There was another Gotcha Guy who complained that the interpreter improperly translated a section when Putin spoke about Mikhail Lesin, a media executive who was found dead in his hotel room in the U.S.  Putin said that he knew and liked him, and then:  Погиб он в США, умер или погиб ‒ я не знаю... This was translated: “He died— he perished or died in the United States. I'm not sure if he perished or died.” The Gotcha Guy insisted погиб meant “killed” not “perished.”

I have to admit that this gave me pause, and I ran to my dictionaries. Погибнуть is defined as: подвергаться уничтожению (обычно при катастрофе, бедствии и т.п.), умирать неестественной, насильственной смертью (to be destroyed [usually in a catastrophe, disaster etc.]; to die an unnatural, violent death). Does it always mean “to be killed”? Not necessarily. Он погиб на войне (He died in the war) could mean he was killed by a soldier on the other side, or it could mean that he drowned when the ship he was on went down, and so on.

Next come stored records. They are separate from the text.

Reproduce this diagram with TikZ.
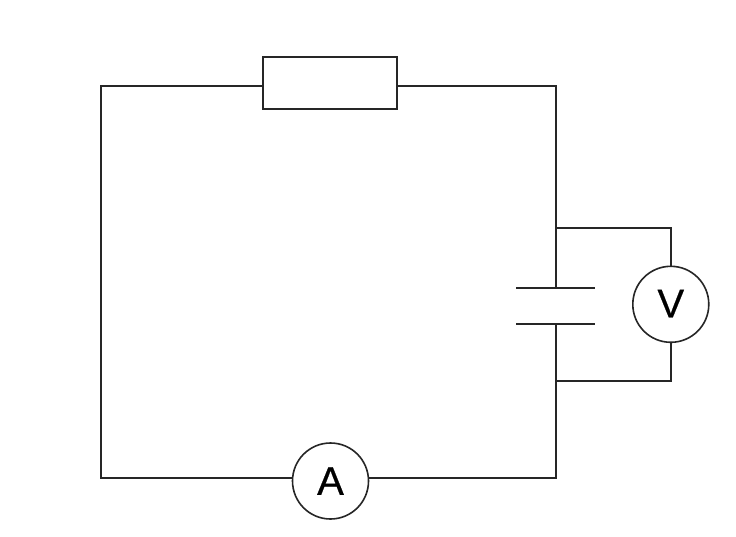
\documentclass[tikz,border=0pt]{standalone}
\usepackage{fontspec}
\setmainfont{Liberation Sans}
\newfontfamily\meterfont{Liberation Sans}[FakeBold=0.5]
\tikzset{
  wire/.style={line width=2pt, black!85, line join=miter},
  meter/.style={circle, draw=black!85, line width=1.6pt, fill=white, minimum size=76pt, inner sep=0pt, font=\meterfont\fontsize{40}{40}\selectfont},
  resistor/.style={rectangle, draw=black!85, line width=2pt, fill=white, minimum width=133.5pt, minimum height=52pt, inner sep=0pt}
}
\begin{document}
\begin{tikzpicture}[x=1pt,y=-1pt]
\useasboundingbox (0,0) rectangle (736,536);
\fill[white] (0,0) rectangle (736,536);
\coordinate (tl) at (101,85.5);
\coordinate (tr) at (556,85.5);
\coordinate (bl) at (101,478);
\coordinate (br) at (556,478);
\coordinate (vt) at (556,228);
\coordinate (vb) at (556,380.5);
\coordinate (vtr) at (670.5,228);
\coordinate (vbr) at (670.5,380.5);
\coordinate (pt) at (556,287.5);
\coordinate (pb) at (556,323.5);
\coordinate (ptl) at (516,287.5);
\coordinate (ptr) at (595,287.5);
\coordinate (pbl) at (516,323.5);
\coordinate (pbr) at (595,323.5);
\node[resistor] (R) at (330,83) {};
\node[meter] (A) at (330.5,481) {A};
\node[meter] (V) at (670.8,304.3) {\raisebox{1.5pt}{V}};
\draw[wire] (R.west |- tl) -- (tl) -- (bl) -- (A.west |- bl);
\draw[wire] (R.east |- tr) -- (tr) -- (pt);
\draw[wire] (pb) -- (br) -- (A.east |- br);
\draw[wire] (vt) -- (vtr) -- (vtr |- V.north);
\draw[wire] (vb) -- (vbr) -- (vbr |- V.south);
\draw[wire] (ptl) -- (ptr);
\draw[wire] (pbl) -- (pbr);
\end{tikzpicture}
\end{document}
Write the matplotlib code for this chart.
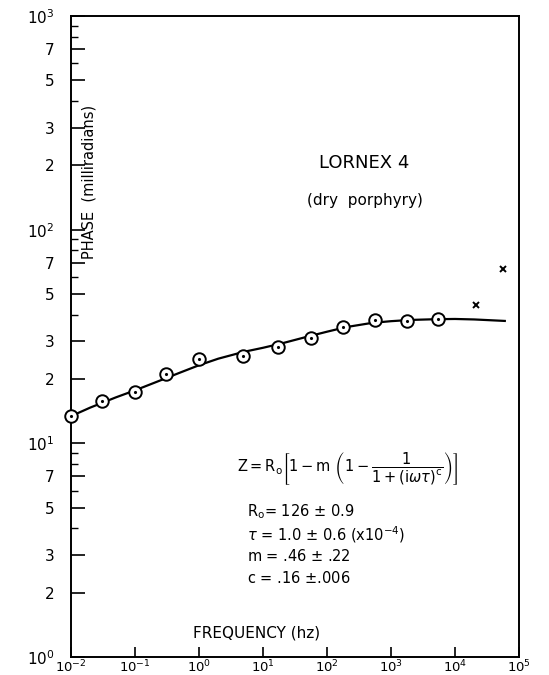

But here, in this context, when погиб and умер (died) are used as different forms of death, it’s clear he means “not sure if he was killed or died.” So, is “perished” wrong?

Not really. It is defined almost exactly the way погибнуть is defined: “to suffer death, typically in a violent, sudden, or untimely way.” The only tricky bit is that the word has a note: “mainly literary.” Russian translators tend to ignore that note and use it as the equivalent of погибнуть, but today’s native English speakers often don’t use the word in that sense anymore.  

Well, I will continue to paw through these transcripts looking for interesting and revealing phrases. And in the comfort and ease of my home, dressed in my most disreputable sweats, with no one watching or listening to me, I hope I’ll be able to come up with some good translations and explanations. But in the meantime, I take my hat off to the interpreters on both sides.